Casper and Sayra’s concurrent storylines are destined to dovetail, but Fukunaga’s scripting is anything but predictable—and, consequently, feels in tune with a reality defined by terrifying volatility. When Lil Mago tries to rape, and then accidentally kills, Martha Marlene, and shortly thereafter aims to do likewise to Sayra during a robbery of migrant travelers huddled together on a train roof, Casper is inspired to exact bloody revenge. In doing so, he becomes public enemy number one to his fellow MS-13 mates—including Smiley, who’s threatened with death by vicious gang leader El Sol (Luis Fernando Peña) if he doesn’t successfully execute his former mentor. Casper’s noble deed thus only leads to further trouble, and that proves doubly true once Sayra, in response to being rescued by Casper, befriends him, believing he can help her reach American safely and that, in return, she can protect him from harm.

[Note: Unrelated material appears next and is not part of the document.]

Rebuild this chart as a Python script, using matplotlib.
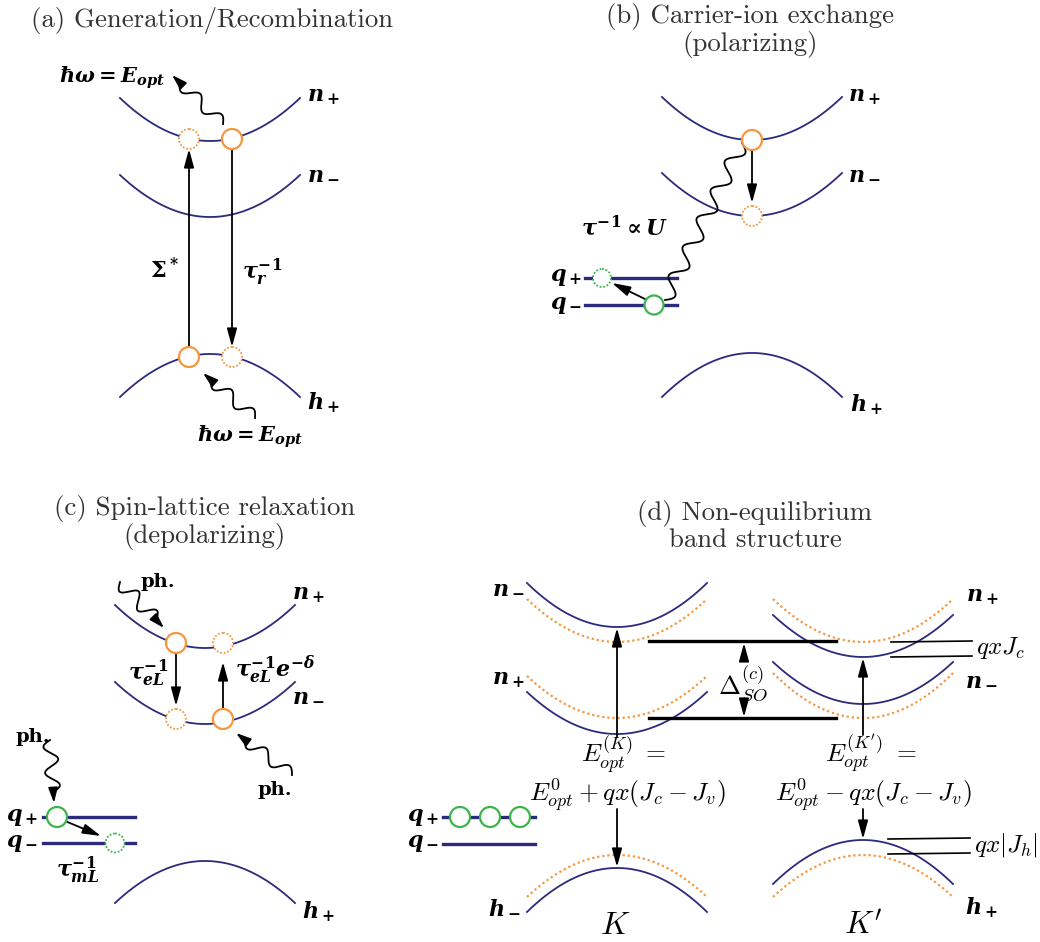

No matter which way one turns, or what choices one makes, death is omnipresent in Sin Nombre, and Fukunaga—as in a masterful single take following Casper and Smiley through their gang HQ—lays out this treacherous world with formal precision and heady immediacy. His gorgeous on-location imagery (courtesy of DP Adriano Goldman) conveys the ramshackle and unstable nature of this milieu and its inhabitants’ conditions. And his performances, in particular from Flores, Gaitán and the fresh-faced Ferrer (here functioning as the embodiment of vulnerable youth corrupted by monsters) are, like Marcelo Zarvos’s score, at once expressive and unaffected. As its characters travel by locomotive, car and on foot toward their fateful destination—specifically, a river stream that marks the divide between liberation and doom—the film delivers an up-close-and-personal view of individuals struggling to survive situations that afford few opportunities for salvation.

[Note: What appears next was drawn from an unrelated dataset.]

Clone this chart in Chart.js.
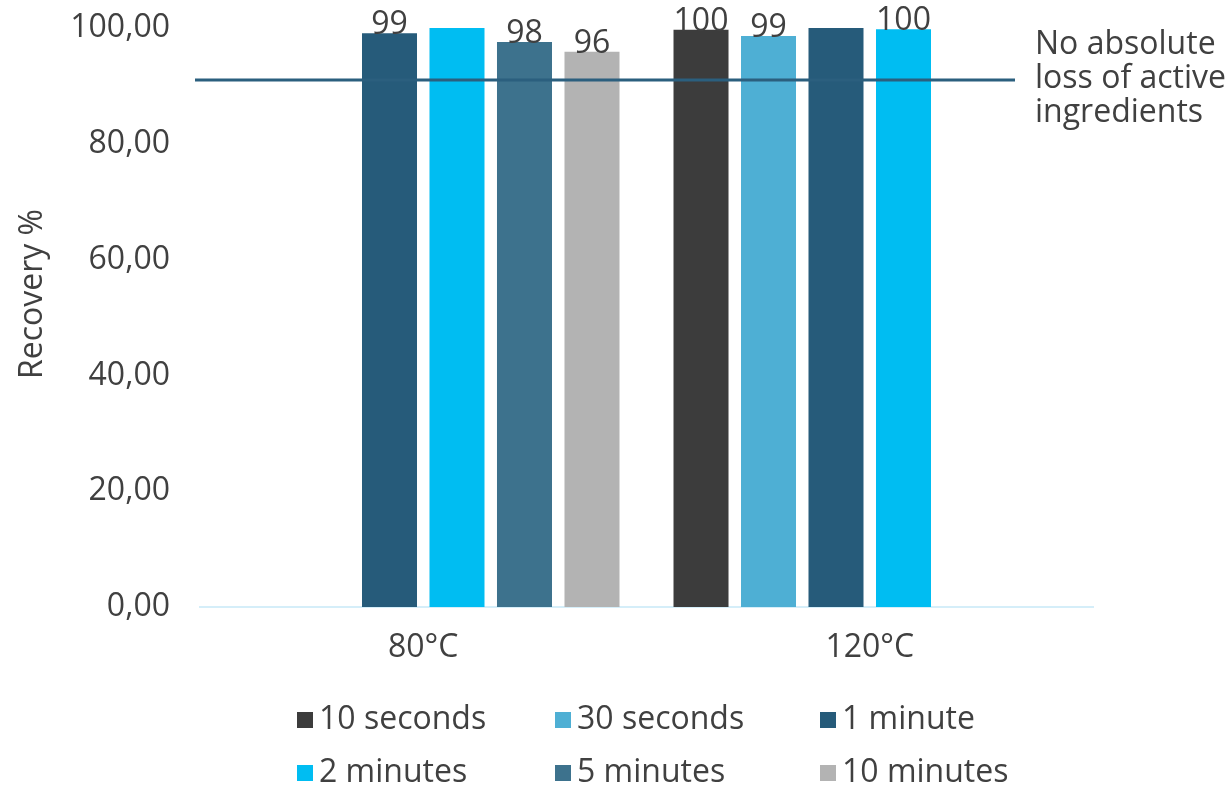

Throughout, Fukunaga refuses to pedantically make the case for or against illegal immigration, presenting his characters’ plight as merely a natural (and nasty) facet of life. Similarly, he does little to explicitly condemn MS-13, given that his matter-of-fact dramatization of their customs and behavior is more than enough to hammer home their remorseless sadism—as well as their amoral desire to swell their ranks by preying on society’s youngest and most innocent. Tackling gang-related immigration dynamics with complexity and suspensefulness, it’s a detailed and despairing look at people, and a part of the world, that are too often reduced to crude and inflammatory sound bites by our current powers-that-be. In today’s highly charged geopolitical climate, that makes Sin Nombre more pertinent than ever.